Women march in downtown San Antonio earlier this summer in support of abortion rights.
City council is expected to pass a resolution Tuesday that would provide limited support for women who seek abortions, even though a Texas law is expected to almost completely outlaw the procedure next month.
Beyond including symbolic language supporting abortion rights, the proposal would bar use of city funds to collect and share information on abortions, miscarriages or reproductive healthcare that other government agencies plan to use in criminal investigations. However, there would be an exception in cases where the city is “clearly required” to do so under state and federal law.
Six members of council, including Mayor Ron Nirenberg, appeared at Wednesday press conference supporting the resolution, suggesting it has the majority support needed to pass in Tuesday's special meeting.
Texas' so-called "trigger law" banning nearly all abortions is scheduled to go into effect Aug. 25. That law was enabled by the conservative-dominated U.S. Supreme Court's recent decision to overturn Roe v. Wade, undoing nearly 50 years of federal abortion protections.
“[S]an Antonio must now seize the reins and do everything in its power to ensure our city’s resources are not used to harass individuals seeking abortion healthcare,” said District 5 Councilwoman Teri Castillo in an emailed statement. “Healthcare decisions are complex, personal matters, and our community should not be forced to look over their shoulder or travel out of state for access to medical services and treatments, including abortion.”

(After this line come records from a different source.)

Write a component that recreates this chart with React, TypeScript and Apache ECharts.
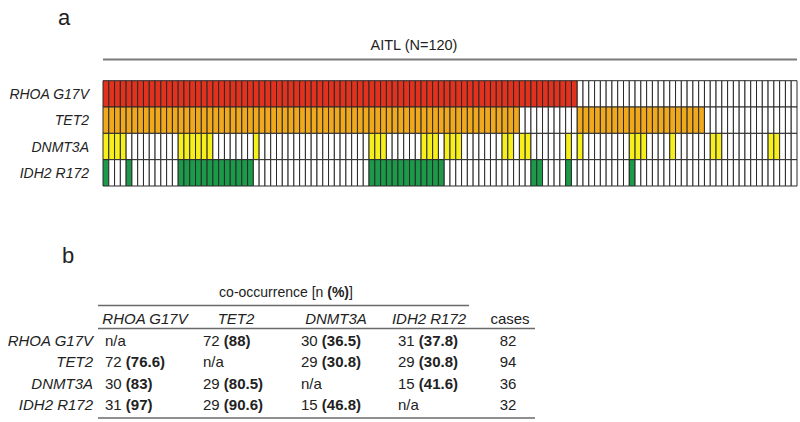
import React, { useEffect, useRef } from 'react';
import * as echarts from 'echarts';

// ---------- data ----------
const genes = ['RHOA G17V', 'TET2', 'DNMT3A', 'IDH2 R172'];
const geneColors = ['#e2311d', '#f0a81c', '#f6ef1c', '#1b9a4a'];
const totalCases = 120;

// one character per patient (1 = mutated), grouped by 10 patients
const rhoaRow   = '1111111111 1111111111 1111111111 1111111111 1111111111 1111111111 1111111111 1111111111 1100000000 0000000000 0000000000 0000000000';
const tet2Row   = '1111111111 1111111111 1111111111 1111111111 1111111111 1111111111 1111111111 1100000000 0011111111 1111111111 1111000000 0000000000';
const dnmt3aRow = '1111000000 0001111110 0000001000 0000000000 0000001110 0000011101 1100000001 1011000000 1010000000 0111000010 0000011000 0000011000';
const idh2Row   = '1000100000 0001111111 1111110000 0000000000 0000001111 1111111110 0000000000 0000110000 1000000000 0100000000 0000000000 0000000000';
const mutationRows = [rhoaRow, tet2Row, dnmt3aRow, idh2Row];

// co-occurrence table
const tableHeaders = ['RHOA G17V', 'TET2', 'DNMT3A', 'IDH2 R172'];
const coN: (number | null)[][] = [
  [null, 72, 30, 31],
  [72, null, 29, 29],
  [30, 29, null, 15],
  [31, 29, 15, null],
];
const coPct: (string | null)[][] = [
  [null, '88', '36.5', '37.8'],
  ['76.6', null, '30.8', '30.8'],
  ['83', '80.5', null, '41.6'],
  ['97', '90.6', '46.8', null],
];
const cases = [82, 94, 36, 32];

// ---------- layout ----------
const FONT = '"Liberation Sans", Arial, Helvetica, sans-serif';

export default function App() {
  const ref = useRef<HTMLDivElement>(null);
  useEffect(() => {
    if (!ref.current) return;
    const chart = echarts.init(ref.current, null, { renderer: 'svg' });

    const cells: number[][] = [];
    mutationRows.forEach((row, r) => {
      const s = row.replace(/\s/g, '');
      for (let c = 0; c < totalCases; c++) cells.push([c, r, s[c] === '1' ? 1 : 0]);
    });
    const patients = Array.from({ length: totalCases }, (_, i) => String(i + 1));

    const txt = (text: string, x: number, y: number, opts: any = {}) => ({
      type: 'text',
      x,
      y,
      style: {
        text,
        fill: '#222',
        fontFamily: FONT,
        fontSize: 15,
        align: opts.align || 'left',
        textAlign: opts.align || 'left',
        verticalAlign: 'middle',
        textVerticalAlign: 'middle',
        fontStyle: opts.italic ? 'italic' : 'normal',
        fontWeight: opts.bold ? 'bold' : 'normal',
        ...(opts.size ? { fontSize: opts.size } : {}),
        rich: {
          b: { fontWeight: 'bold', fontFamily: FONT, fontSize: opts.size || 15, fill: '#222' },
        },
      },
    });
    const hline = (x1: number, x2: number, y: number, w = 1.5, color = '#6a6a6a') => ({
      type: 'line',
      shape: { x1, y1: y, x2, y2: y },
      style: { stroke: color, lineWidth: w },
    });

    const graphics: any[] = [];
    graphics.push(txt('a', 58, 17, { size: 22 }));
    graphics.push(txt('AITL (N=120)', 414, 45, { size: 14.5, align: 'center' }));
    graphics.push(hline(103, 797, 59.5, 2, '#7a7a7a'));

    graphics.push(txt('b', 62, 255, { size: 22 }));
    graphics.push(
      txt('co-occurrence [n {b|(%)}]', 286, 292, { size: 14, align: 'center' })
    );
    graphics.push(hline(98, 469, 305.5));
    const headerX = [145, 236, 336, 429];
    tableHeaders.forEach((h, i) => graphics.push(txt(h, headerX[i], 318, { italic: true, align: 'center' })));
    graphics.push(txt('cases', 510, 318, { align: 'center' }));
    graphics.push(hline(98, 535, 328.5));

    const rowY = [340, 361.5, 383, 404.5];
    const colX = [105, 203, 301, 398];
    genes.forEach((g, r) => {
      graphics.push(txt(g, 93, rowY[r], { italic: true, align: 'right' }));
      for (let c = 0; c < 4; c++) {
        const n = coN[r][c];
        const p = coPct[r][c];
        const t = n === null ? 'n/a' : `${n} {b|(${p})}`;
        graphics.push(txt(t, colX[c], rowY[r]));
      }
      graphics.push(txt(String(cases[r]), 508, rowY[r], { align: 'center' }));
    });
    graphics.push(hline(98, 535, 418));

    chart.setOption({
      animation: false,
      backgroundColor: '#ffffff',
      grid: { left: 103, top: 80.7, width: 694, height: 105.3, containLabel: false },
      xAxis: {
        type: 'category',
        data: patients,
        show: false,
      },
      yAxis: {
        type: 'category',
        data: genes,
        inverse: true,
        axisLine: { show: false },
        axisTick: { show: false },
        splitLine: { show: false },
        axisLabel: {
          fontStyle: 'italic',
          fontFamily: FONT,
          fontSize: 14,
          color: '#222',
          margin: 14,
        },
      },
      series: [
        {
          type: 'custom',
          data: cells,
          encode: { x: 0, y: 1 },
          renderItem: (params: any, api: any) => {
            const c = api.value(0);
            const r = api.value(1);
            const v = api.value(2);
            const pt = api.coord([c, r]);
            const size = api.size([1, 1]);
            return {
              type: 'rect',
              shape: { x: pt[0] - size[0] / 2, y: pt[1] - size[1] / 2, width: size[0], height: size[1] },
              style: { fill: v ? geneColors[r] : '#ffffff', stroke: '#2a2a2a', lineWidth: 1 },
            };
          },
        },
      ],
      graphic: graphics,
    });
    return () => chart.dispose();
  }, []);
  return <div ref={ref} style={{ position: 'absolute', left: 0, top: 0, width: 800, height: 422 }} />;
}
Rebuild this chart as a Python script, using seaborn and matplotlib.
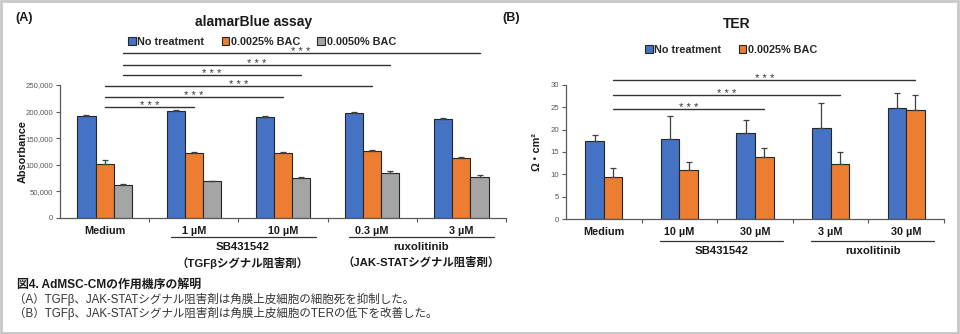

Castillo's office penned the resolution, modeled after a similar measure passed unanimously last week by Austin's city council, District 5 Communications Director Amador Salazar said. The councilwoman also worked with Nirenberg's office and city staff to bolster the language in the resolution, Salazar added.
“The overturning of Roe v. Wade is an attack on the health and independence of women, people of color and the disadvantaged. Access to health care, including abortion, is a human right,” Nirenberg said in a written statement. “We will continue to stand with San Antonio residents to support their rights to basic care.”